Tony Huang: Are you in the middle of some writing projects? Do you mind sharing with us some of the things you are doing?


Christine Sneed: I'm working on a novel that is about two women. It’s alternating points of view, both in the third person. They're both in their early thirties, and they're both trying to figure out what they want to do with their lives. Both of them are engaged in activities that they could be arrested for. I don't want to say too much about it, but they're both doing things that they wouldn't want to tell their parents about. We will put it that way, and it's very personal. The characters are very much thinking about how they interact with their fathers, for example. One of them doesn't know her father and she wants to meet him. She was raised by her mother in Paris, and she never knew her father because that was the way he wanted it. I'm also working on some scripts. I'm actually adapting a story that's in The Virginity of Famous Men for the screen. I'm adding all these other plot threads to the feature script because it'll be probably 100-page script from a 20-page story. I’ll have to add quite a bit. It's a good exercise. I've learned a lot about writing for the screen. That has been humbling. I'm actually much more confident writing stories, but it's good to try other things. I'm also working on a young adult novel that is mostly written in letters. It's an epistolary novel that focuses on a family member’s relationship with her daughter, but I'm really not working on it that much just because I've been doing these other things. But I'm excited about all these projects. They are all really rewarding.

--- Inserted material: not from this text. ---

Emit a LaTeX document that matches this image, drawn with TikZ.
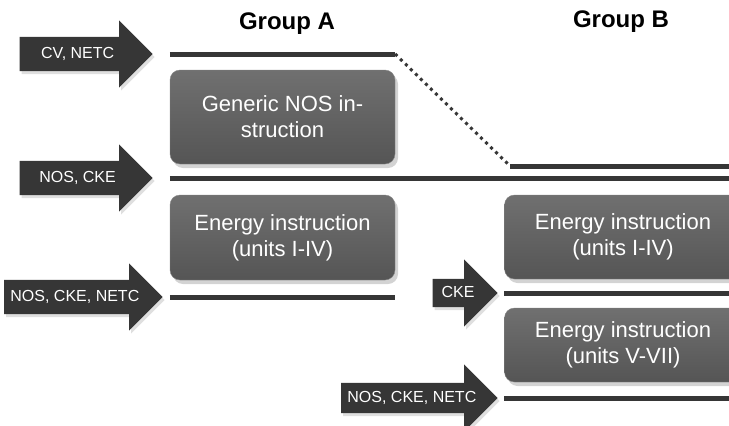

Christine Sneed has published some of her stories in The Southern Review, New England Review, Ploughshares, Glimmer Train, O. Henry Prize Stories 2012, Best American Short Stories 2008, Massachusetts Review, and Best New Stories from the Midwest. Her first book is the story collection Portraits of a Few of the People I’ve Made Cry, and she has also published two novels, Little Known Facts, and Paris, He Said, along with a second story collection, The Virginity of Famous Men.


Tony Huang, Ph.D., is the founder and editor-in-chief of The Hong Kong Review. He is also the founder of Metacircle, Metacircle Fellowship Program and Metaedcuation. His poems, translations, and scholarly works have appeared in The Hong Kong Review, Tianjin Daily, Binhai Times, Nankai Journal, Large Ocean Poetry Quarterly and other venues. He teaches British and American literature and literary theories at Nankai University.